Rows from a dataset of charts and code:
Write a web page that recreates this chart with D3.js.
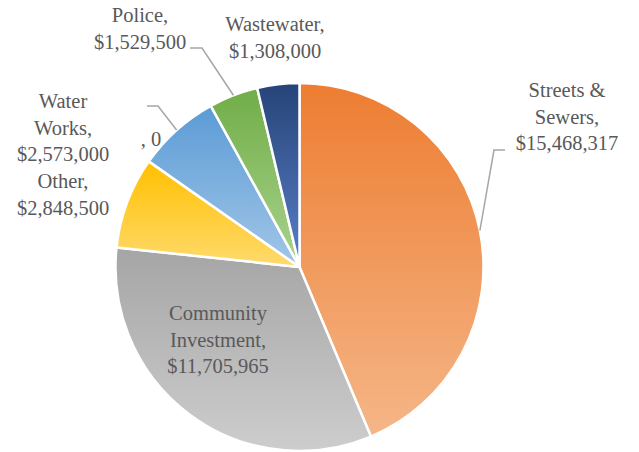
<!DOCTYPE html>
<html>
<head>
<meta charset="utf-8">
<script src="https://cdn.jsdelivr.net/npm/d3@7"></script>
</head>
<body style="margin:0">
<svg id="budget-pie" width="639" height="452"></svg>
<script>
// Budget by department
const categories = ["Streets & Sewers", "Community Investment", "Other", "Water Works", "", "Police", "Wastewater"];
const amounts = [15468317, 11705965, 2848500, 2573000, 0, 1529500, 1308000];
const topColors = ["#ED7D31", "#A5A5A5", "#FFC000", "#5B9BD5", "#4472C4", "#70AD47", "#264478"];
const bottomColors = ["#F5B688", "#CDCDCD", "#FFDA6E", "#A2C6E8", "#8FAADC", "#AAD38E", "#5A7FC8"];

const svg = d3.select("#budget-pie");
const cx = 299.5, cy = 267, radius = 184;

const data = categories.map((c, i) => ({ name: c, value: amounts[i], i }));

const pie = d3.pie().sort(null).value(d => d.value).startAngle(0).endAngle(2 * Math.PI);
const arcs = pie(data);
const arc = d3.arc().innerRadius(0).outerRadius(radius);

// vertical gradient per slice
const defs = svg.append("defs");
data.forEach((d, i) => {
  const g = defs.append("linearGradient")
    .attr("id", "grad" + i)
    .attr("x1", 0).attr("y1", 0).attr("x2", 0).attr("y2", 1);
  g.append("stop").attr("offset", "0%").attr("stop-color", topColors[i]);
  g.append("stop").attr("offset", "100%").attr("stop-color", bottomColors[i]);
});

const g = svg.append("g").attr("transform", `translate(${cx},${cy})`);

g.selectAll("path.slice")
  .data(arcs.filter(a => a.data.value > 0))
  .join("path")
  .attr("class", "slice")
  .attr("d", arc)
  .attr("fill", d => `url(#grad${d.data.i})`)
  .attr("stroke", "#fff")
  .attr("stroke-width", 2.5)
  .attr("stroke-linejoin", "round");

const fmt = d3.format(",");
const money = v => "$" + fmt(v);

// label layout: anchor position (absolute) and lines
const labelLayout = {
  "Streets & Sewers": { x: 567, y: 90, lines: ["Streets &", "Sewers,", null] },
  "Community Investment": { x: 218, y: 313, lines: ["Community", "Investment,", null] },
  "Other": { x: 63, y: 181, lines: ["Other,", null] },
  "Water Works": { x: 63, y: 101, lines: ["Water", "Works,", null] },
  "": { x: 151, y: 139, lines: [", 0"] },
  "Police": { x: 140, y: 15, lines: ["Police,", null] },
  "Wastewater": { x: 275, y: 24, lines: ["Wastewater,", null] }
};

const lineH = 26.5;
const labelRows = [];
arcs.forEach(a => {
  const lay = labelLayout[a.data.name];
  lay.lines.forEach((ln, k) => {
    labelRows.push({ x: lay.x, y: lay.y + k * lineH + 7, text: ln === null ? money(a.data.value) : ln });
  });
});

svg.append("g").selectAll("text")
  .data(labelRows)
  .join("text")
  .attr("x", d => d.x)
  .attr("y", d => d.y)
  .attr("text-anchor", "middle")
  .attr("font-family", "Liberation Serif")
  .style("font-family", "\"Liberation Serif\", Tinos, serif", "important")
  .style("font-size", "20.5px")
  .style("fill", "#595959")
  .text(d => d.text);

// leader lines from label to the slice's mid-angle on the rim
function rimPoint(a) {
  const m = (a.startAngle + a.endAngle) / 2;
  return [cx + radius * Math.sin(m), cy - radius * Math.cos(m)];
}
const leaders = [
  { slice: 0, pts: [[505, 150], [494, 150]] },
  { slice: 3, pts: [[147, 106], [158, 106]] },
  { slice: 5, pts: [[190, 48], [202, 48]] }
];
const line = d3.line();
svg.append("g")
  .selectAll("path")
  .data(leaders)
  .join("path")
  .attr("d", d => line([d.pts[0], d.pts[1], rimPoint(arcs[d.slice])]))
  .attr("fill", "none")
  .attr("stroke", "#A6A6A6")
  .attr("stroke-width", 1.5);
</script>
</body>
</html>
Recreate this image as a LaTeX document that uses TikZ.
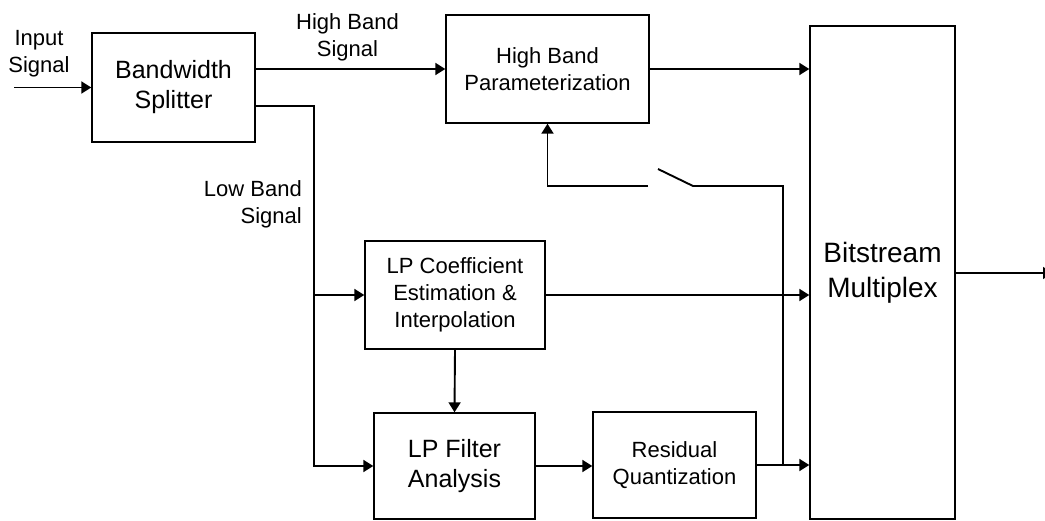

▸ PROBLEM REQUIREMENTS:
Print out every entry above without changing a word, and leave out the pictures.

▸ ANSWER TO THE TASK:
Write a web page that recreates this chart with D3.js.
<!DOCTYPE html>
<html>
<head>
<meta charset="utf-8">
<script src="https://cdn.jsdelivr.net/npm/d3@7"></script>
</head>
<body style="margin:0">
<svg id="budget-pie" width="639" height="452"></svg>
<script>
// Budget by department
const categories = ["Streets & Sewers", "Community Investment", "Other", "Water Works", "", "Police", "Wastewater"];
const amounts = [15468317, 11705965, 2848500, 2573000, 0, 1529500, 1308000];
const topColors = ["#ED7D31", "#A5A5A5", "#FFC000", "#5B9BD5", "#4472C4", "#70AD47", "#264478"];
const bottomColors = ["#F5B688", "#CDCDCD", "#FFDA6E", "#A2C6E8", "#8FAADC", "#AAD38E", "#5A7FC8"];

const svg = d3.select("#budget-pie");
const cx = 299.5, cy = 267, radius = 184;

const data = categories.map((c, i) => ({ name: c, value: amounts[i], i }));

const pie = d3.pie().sort(null).value(d => d.value).startAngle(0).endAngle(2 * Math.PI);
const arcs = pie(data);
const arc = d3.arc().innerRadius(0).outerRadius(radius);

// vertical gradient per slice
const defs = svg.append("defs");
data.forEach((d, i) => {
  const g = defs.append("linearGradient")
    .attr("id", "grad" + i)
    .attr("x1", 0).attr("y1", 0).attr("x2", 0).attr("y2", 1);
  g.append("stop").attr("offset", "0%").attr("stop-color", topColors[i]);
  g.append("stop").attr("offset", "100%").attr("stop-color", bottomColors[i]);
});

const g = svg.append("g").attr("transform", `translate(${cx},${cy})`);

g.selectAll("path.slice")
  .data(arcs.filter(a => a.data.value > 0))
  .join("path")
  .attr("class", "slice")
  .attr("d", arc)
  .attr("fill", d => `url(#grad${d.data.i})`)
  .attr("stroke", "#fff")
  .attr("stroke-width", 2.5)
  .attr("stroke-linejoin", "round");

const fmt = d3.format(",");
const money = v => "$" + fmt(v);

// label layout: anchor position (absolute) and lines
const labelLayout = {
  "Streets & Sewers": { x: 567, y: 90, lines: ["Streets &", "Sewers,", null] },
  "Community Investment": { x: 218, y: 313, lines: ["Community", "Investment,", null] },
  "Other": { x: 63, y: 181, lines: ["Other,", null] },
  "Water Works": { x: 63, y: 101, lines: ["Water", "Works,", null] },
  "": { x: 151, y: 139, lines: [", 0"] },
  "Police": { x: 140, y: 15, lines: ["Police,", null] },
  "Wastewater": { x: 275, y: 24, lines: ["Wastewater,", null] }
};

const lineH = 26.5;
const labelRows = [];
arcs.forEach(a => {
  const lay = labelLayout[a.data.name];
  lay.lines.forEach((ln, k) => {
    labelRows.push({ x: lay.x, y: lay.y + k * lineH + 7, text: ln === null ? money(a.data.value) : ln });
  });
});

svg.append("g").selectAll("text")
  .data(labelRows)
  .join("text")
  .attr("x", d => d.x)
  .attr("y", d => d.y)
  .attr("text-anchor", "middle")
  .attr("font-family", "Liberation Serif")
  .style("font-family", "\"Liberation Serif\", Tinos, serif", "important")
  .style("font-size", "20.5px")
  .style("fill", "#595959")
  .text(d => d.text);

// leader lines from label to the slice's mid-angle on the rim
function rimPoint(a) {
  const m = (a.startAngle + a.endAngle) / 2;
  return [cx + radius * Math.sin(m), cy - radius * Math.cos(m)];
}
const leaders = [
  { slice: 0, pts: [[505, 150], [494, 150]] },
  { slice: 3, pts: [[147, 106], [158, 106]] },
  { slice: 5, pts: [[190, 48], [202, 48]] }
];
const line = d3.line();
svg.append("g")
  .selectAll("path")
  .data(leaders)
  .join("path")
  .attr("d", d => line([d.pts[0], d.pts[1], rimPoint(arcs[d.slice])]))
  .attr("fill", "none")
  .attr("stroke", "#A6A6A6")
  .attr("stroke-width", 1.5);
</script>
</body>
</html>
Recreate this image as a LaTeX document that uses TikZ.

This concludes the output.